INSTRUCTIONS TO FOLLOW - Set down each line of the data below exactly as it stands, dropping the pictures.

DATA SECTION -
= = = = =
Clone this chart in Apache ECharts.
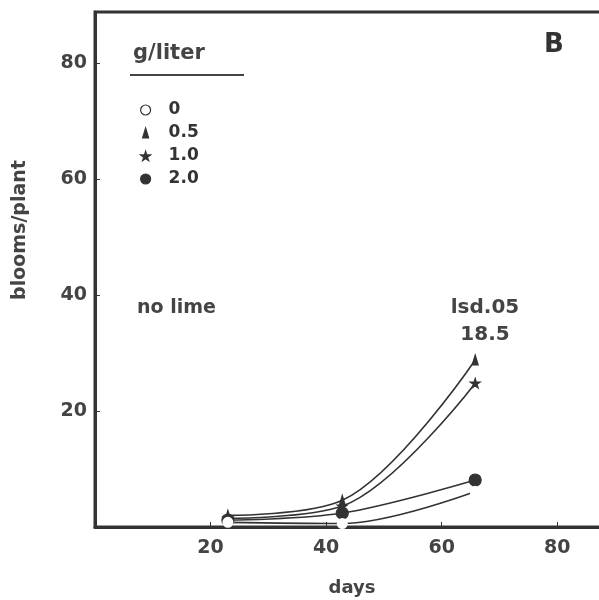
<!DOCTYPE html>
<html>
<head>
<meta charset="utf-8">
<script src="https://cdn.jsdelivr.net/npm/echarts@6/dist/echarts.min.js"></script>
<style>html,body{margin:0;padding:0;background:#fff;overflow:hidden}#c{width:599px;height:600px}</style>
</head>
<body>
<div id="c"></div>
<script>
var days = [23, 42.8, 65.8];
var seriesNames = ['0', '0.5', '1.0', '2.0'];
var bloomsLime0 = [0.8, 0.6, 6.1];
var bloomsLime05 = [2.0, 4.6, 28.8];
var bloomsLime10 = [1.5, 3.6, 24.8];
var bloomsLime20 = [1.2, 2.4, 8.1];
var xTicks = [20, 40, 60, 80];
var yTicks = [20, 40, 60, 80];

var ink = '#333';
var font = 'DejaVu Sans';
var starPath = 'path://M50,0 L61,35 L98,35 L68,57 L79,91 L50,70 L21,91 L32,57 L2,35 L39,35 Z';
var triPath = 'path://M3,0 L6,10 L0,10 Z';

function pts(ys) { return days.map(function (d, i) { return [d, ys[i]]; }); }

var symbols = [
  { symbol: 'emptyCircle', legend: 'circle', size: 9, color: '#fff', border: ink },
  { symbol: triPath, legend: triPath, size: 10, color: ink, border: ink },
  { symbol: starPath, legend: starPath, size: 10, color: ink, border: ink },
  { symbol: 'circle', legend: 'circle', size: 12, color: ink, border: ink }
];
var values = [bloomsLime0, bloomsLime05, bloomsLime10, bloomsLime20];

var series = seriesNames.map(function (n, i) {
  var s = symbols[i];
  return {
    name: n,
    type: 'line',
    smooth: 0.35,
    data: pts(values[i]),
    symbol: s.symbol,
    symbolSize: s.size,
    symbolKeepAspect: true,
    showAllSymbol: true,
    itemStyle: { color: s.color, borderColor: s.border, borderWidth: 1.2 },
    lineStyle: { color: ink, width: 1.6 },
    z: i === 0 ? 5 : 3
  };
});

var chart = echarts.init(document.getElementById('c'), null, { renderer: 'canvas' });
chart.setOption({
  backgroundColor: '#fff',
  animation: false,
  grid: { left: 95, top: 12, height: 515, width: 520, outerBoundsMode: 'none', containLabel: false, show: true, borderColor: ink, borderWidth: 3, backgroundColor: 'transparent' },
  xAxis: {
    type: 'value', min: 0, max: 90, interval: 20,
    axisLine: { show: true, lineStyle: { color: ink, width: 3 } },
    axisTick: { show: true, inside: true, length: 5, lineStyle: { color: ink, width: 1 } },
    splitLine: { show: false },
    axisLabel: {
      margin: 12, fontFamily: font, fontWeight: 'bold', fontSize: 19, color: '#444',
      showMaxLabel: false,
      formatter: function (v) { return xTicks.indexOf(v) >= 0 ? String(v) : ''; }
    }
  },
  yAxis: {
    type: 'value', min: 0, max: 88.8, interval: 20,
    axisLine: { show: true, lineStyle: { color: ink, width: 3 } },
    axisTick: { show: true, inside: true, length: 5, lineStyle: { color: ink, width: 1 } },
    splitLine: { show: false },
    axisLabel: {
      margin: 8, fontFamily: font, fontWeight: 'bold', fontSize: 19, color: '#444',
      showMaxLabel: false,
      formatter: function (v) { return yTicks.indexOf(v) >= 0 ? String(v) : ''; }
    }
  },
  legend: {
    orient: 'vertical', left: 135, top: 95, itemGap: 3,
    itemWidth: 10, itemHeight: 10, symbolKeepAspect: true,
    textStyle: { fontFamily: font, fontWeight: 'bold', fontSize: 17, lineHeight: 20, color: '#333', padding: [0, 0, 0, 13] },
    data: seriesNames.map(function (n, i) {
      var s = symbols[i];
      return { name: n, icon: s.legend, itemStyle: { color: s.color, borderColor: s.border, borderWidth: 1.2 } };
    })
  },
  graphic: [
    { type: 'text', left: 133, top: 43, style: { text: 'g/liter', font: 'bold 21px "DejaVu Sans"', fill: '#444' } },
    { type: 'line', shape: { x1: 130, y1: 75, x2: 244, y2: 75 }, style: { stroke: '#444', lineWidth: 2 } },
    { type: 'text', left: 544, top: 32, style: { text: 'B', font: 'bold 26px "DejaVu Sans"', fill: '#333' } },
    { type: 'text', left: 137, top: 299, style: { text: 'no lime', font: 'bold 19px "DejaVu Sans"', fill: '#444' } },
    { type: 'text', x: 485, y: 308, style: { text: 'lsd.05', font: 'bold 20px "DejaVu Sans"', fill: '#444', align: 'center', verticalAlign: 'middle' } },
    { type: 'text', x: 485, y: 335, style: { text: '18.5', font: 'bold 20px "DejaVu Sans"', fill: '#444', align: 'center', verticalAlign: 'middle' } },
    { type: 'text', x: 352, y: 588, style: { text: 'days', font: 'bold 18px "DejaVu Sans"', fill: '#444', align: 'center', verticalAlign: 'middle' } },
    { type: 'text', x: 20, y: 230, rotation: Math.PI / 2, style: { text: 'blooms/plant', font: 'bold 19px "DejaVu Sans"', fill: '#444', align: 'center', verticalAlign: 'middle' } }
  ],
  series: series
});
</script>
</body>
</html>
= = = = =
SOLUTION TO THIS PROBLEM -
Clone this chart in Apache ECharts.
<!DOCTYPE html>
<html>
<head>
<meta charset="utf-8">
<script src="https://cdn.jsdelivr.net/npm/echarts@6/dist/echarts.min.js"></script>
<style>html,body{margin:0;padding:0;background:#fff;overflow:hidden}#c{width:599px;height:600px}</style>
</head>
<body>
<div id="c"></div>
<script>
var days = [23, 42.8, 65.8];
var seriesNames = ['0', '0.5', '1.0', '2.0'];
var bloomsLime0 = [0.8, 0.6, 6.1];
var bloomsLime05 = [2.0, 4.6, 28.8];
var bloomsLime10 = [1.5, 3.6, 24.8];
var bloomsLime20 = [1.2, 2.4, 8.1];
var xTicks = [20, 40, 60, 80];
var yTicks = [20, 40, 60, 80];

var ink = '#333';
var font = 'DejaVu Sans';
var starPath = 'path://M50,0 L61,35 L98,35 L68,57 L79,91 L50,70 L21,91 L32,57 L2,35 L39,35 Z';
var triPath = 'path://M3,0 L6,10 L0,10 Z';

function pts(ys) { return days.map(function (d, i) { return [d, ys[i]]; }); }

var symbols = [
  { symbol: 'emptyCircle', legend: 'circle', size: 9, color: '#fff', border: ink },
  { symbol: triPath, legend: triPath, size: 10, color: ink, border: ink },
  { symbol: starPath, legend: starPath, size: 10, color: ink, border: ink },
  { symbol: 'circle', legend: 'circle', size: 12, color: ink, border: ink }
];
var values = [bloomsLime0, bloomsLime05, bloomsLime10, bloomsLime20];

var series = seriesNames.map(function (n, i) {
  var s = symbols[i];
  return {
    name: n,
    type: 'line',
    smooth: 0.35,
    data: pts(values[i]),
    symbol: s.symbol,
    symbolSize: s.size,
    symbolKeepAspect: true,
    showAllSymbol: true,
    itemStyle: { color: s.color, borderColor: s.border, borderWidth: 1.2 },
    lineStyle: { color: ink, width: 1.6 },
    z: i === 0 ? 5 : 3
  };
});

var chart = echarts.init(document.getElementById('c'), null, { renderer: 'canvas' });
chart.setOption({
  backgroundColor: '#fff',
  animation: false,
  grid: { left: 95, top: 12, height: 515, width: 520, outerBoundsMode: 'none', containLabel: false, show: true, borderColor: ink, borderWidth: 3, backgroundColor: 'transparent' },
  xAxis: {
    type: 'value', min: 0, max: 90, interval: 20,
    axisLine: { show: true, lineStyle: { color: ink, width: 3 } },
    axisTick: { show: true, inside: true, length: 5, lineStyle: { color: ink, width: 1 } },
    splitLine: { show: false },
    axisLabel: {
      margin: 12, fontFamily: font, fontWeight: 'bold', fontSize: 19, color: '#444',
      showMaxLabel: false,
      formatter: function (v) { return xTicks.indexOf(v) >= 0 ? String(v) : ''; }
    }
  },
  yAxis: {
    type: 'value', min: 0, max: 88.8, interval: 20,
    axisLine: { show: true, lineStyle: { color: ink, width: 3 } },
    axisTick: { show: true, inside: true, length: 5, lineStyle: { color: ink, width: 1 } },
    splitLine: { show: false },
    axisLabel: {
      margin: 8, fontFamily: font, fontWeight: 'bold', fontSize: 19, color: '#444',
      showMaxLabel: false,
      formatter: function (v) { return yTicks.indexOf(v) >= 0 ? String(v) : ''; }
    }
  },
  legend: {
    orient: 'vertical', left: 135, top: 95, itemGap: 3,
    itemWidth: 10, itemHeight: 10, symbolKeepAspect: true,
    textStyle: { fontFamily: font, fontWeight: 'bold', fontSize: 17, lineHeight: 20, color: '#333', padding: [0, 0, 0, 13] },
    data: seriesNames.map(function (n, i) {
      var s = symbols[i];
      return { name: n, icon: s.legend, itemStyle: { color: s.color, borderColor: s.border, borderWidth: 1.2 } };
    })
  },
  graphic: [
    { type: 'text', left: 133, top: 43, style: { text: 'g/liter', font: 'bold 21px "DejaVu Sans"', fill: '#444' } },
    { type: 'line', shape: { x1: 130, y1: 75, x2: 244, y2: 75 }, style: { stroke: '#444', lineWidth: 2 } },
    { type: 'text', left: 544, top: 32, style: { text: 'B', font: 'bold 26px "DejaVu Sans"', fill: '#333' } },
    { type: 'text', left: 137, top: 299, style: { text: 'no lime', font: 'bold 19px "DejaVu Sans"', fill: '#444' } },
    { type: 'text', x: 485, y: 308, style: { text: 'lsd.05', font: 'bold 20px "DejaVu Sans"', fill: '#444', align: 'center', verticalAlign: 'middle' } },
    { type: 'text', x: 485, y: 335, style: { text: '18.5', font: 'bold 20px "DejaVu Sans"', fill: '#444', align: 'center', verticalAlign: 'middle' } },
    { type: 'text', x: 352, y: 588, style: { text: 'days', font: 'bold 18px "DejaVu Sans"', fill: '#444', align: 'center', verticalAlign: 'middle' } },
    { type: 'text', x: 20, y: 230, rotation: Math.PI / 2, style: { text: 'blooms/plant', font: 'bold 19px "DejaVu Sans"', fill: '#444', align: 'center', verticalAlign: 'middle' } }
  ],
  series: series
});
</script>
</body>
</html>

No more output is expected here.